▸ WRITTEN INSTRUCTION: Only the lines from the top of the listing below to the line that has "z_26 = [0.667, 0.666, 0.665, 0.664, 0.662, 0.661]" should be echoed, with both ends kept and pictures left out.

* * * *

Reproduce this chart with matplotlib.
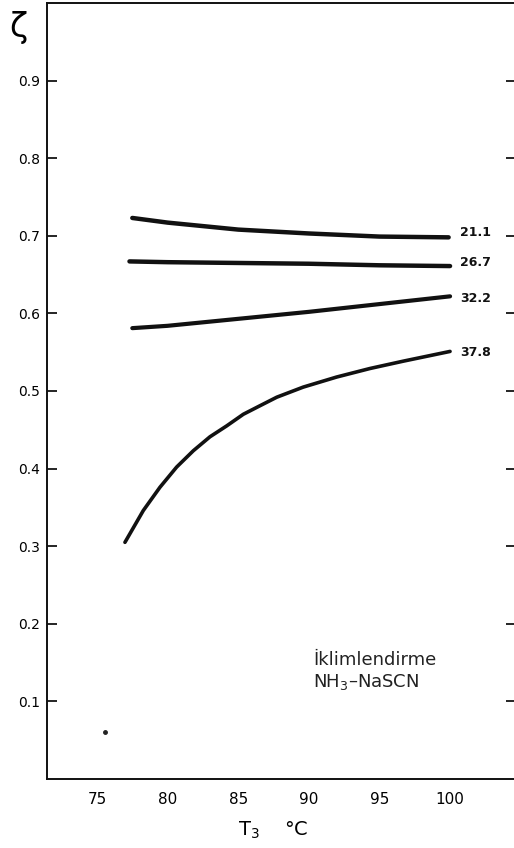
import matplotlib
matplotlib.use("Agg")
import matplotlib.pyplot as plt

# ---- data ----
t_21 = [77.5, 80.0, 85.0, 90.0, 95.0, 99.9]
z_21 = [0.723, 0.717, 0.708, 0.703, 0.699, 0.698]

t_26 = [77.3, 80.0, 85.0, 90.0, 95.0, 100.0]
z_26 = [0.667, 0.666, 0.665, 0.664, 0.662, 0.661]

t_32 = [77.5, 80.0, 85.0, 90.0, 95.0, 100.0]
z_32 = [0.581, 0.584, 0.593, 0.602, 0.612, 0.622]

t_37 = [76.98, 78.28, 79.46, 80.64, 81.82, 83.0, 84.18, 85.36, 86.54, 87.73,
        89.6, 91.97, 94.33, 96.7, 100.0]
z_37 = [0.305, 0.346, 0.376, 0.402, 0.423, 0.441, 0.455, 0.470, 0.481, 0.492,
        0.505, 0.518, 0.529, 0.5385, 0.551]

curve_labels = ["21.1", "26.7", "32.2", "37.8"]
stray_t = [75.6]
stray_z = [0.061]

x_ticks = [75, 80, 85, 90, 95, 100]
y_ticks = [0.1, 0.2, 0.3, 0.4, 0.5, 0.6, 0.7, 0.8, 0.9]
y_ticklabels = ["0.1", "0.2", "0.3", "0.4", "0.5", "0.6", "0.7", "0.8", "0.9"]

fig = plt.figure(figsize=(5.14, 8.48), dpi=100)
ax = fig.add_axes([47 / 514, 69 / 848, 469 / 514, 776 / 848])

series = [(t_21, z_21, 3.2), (t_26, z_26, 3.2), (t_32, z_32, 3.0), (t_37, z_37, 2.6)]
label_dy = [0.006, 0.005, -0.003, -0.002]
for (t, z, lw), lab, dy in zip(series, curve_labels, label_dy):
    ax.plot(t, z, color="#111111", lw=lw, solid_capstyle="round", solid_joinstyle="round")
    ax.text(100.7, z[-1] + dy, lab, fontsize=9, fontweight="bold", va="center", ha="left",
            color="#111111")

ax.plot(stray_t, stray_z, "o", color="#222222", ms=2.5)

ax.set_xlim(71.46, 104.67)
ax.set_ylim(0, 1.0)
ax.set_xticks(x_ticks)
ax.set_xticklabels([str(v) for v in x_ticks], fontsize=11)
ax.set_yticks(y_ticks)
ax.set_yticklabels(y_ticklabels, fontsize=10)
ax.tick_params(axis="x", length=0, pad=9)
ax.tick_params(axis="y", direction="in", length=7, width=1.2, pad=5, right=True)
for s in ["left", "bottom", "top"]:
    ax.spines[s].set_linewidth(1.4)
    ax.spines[s].set_color("#111111")
ax.spines["right"].set_visible(False)

ax.text(90.3, 0.138, "İklimlendirme\nNH$_3$–NaSCN", fontsize=13, ha="left", va="center",
        linespacing=1.2, color="#222222")

fig.text(18 / 514, 1 - 27 / 848, "ζ", fontsize=24, ha="center", va="center")
fig.text(273 / 514, 1 - 830 / 848, "T$_3$    °C", fontsize=14, ha="center", va="center")

fig.savefig("out.png", dpi=100)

* * * *

▸ WRITTEN REPLY:
Reproduce this chart with matplotlib.
import matplotlib
matplotlib.use("Agg")
import matplotlib.pyplot as plt

# ---- data ----
t_21 = [77.5, 80.0, 85.0, 90.0, 95.0, 99.9]
z_21 = [0.723, 0.717, 0.708, 0.703, 0.699, 0.698]

t_26 = [77.3, 80.0, 85.0, 90.0, 95.0, 100.0]
z_26 = [0.667, 0.666, 0.665, 0.664, 0.662, 0.661]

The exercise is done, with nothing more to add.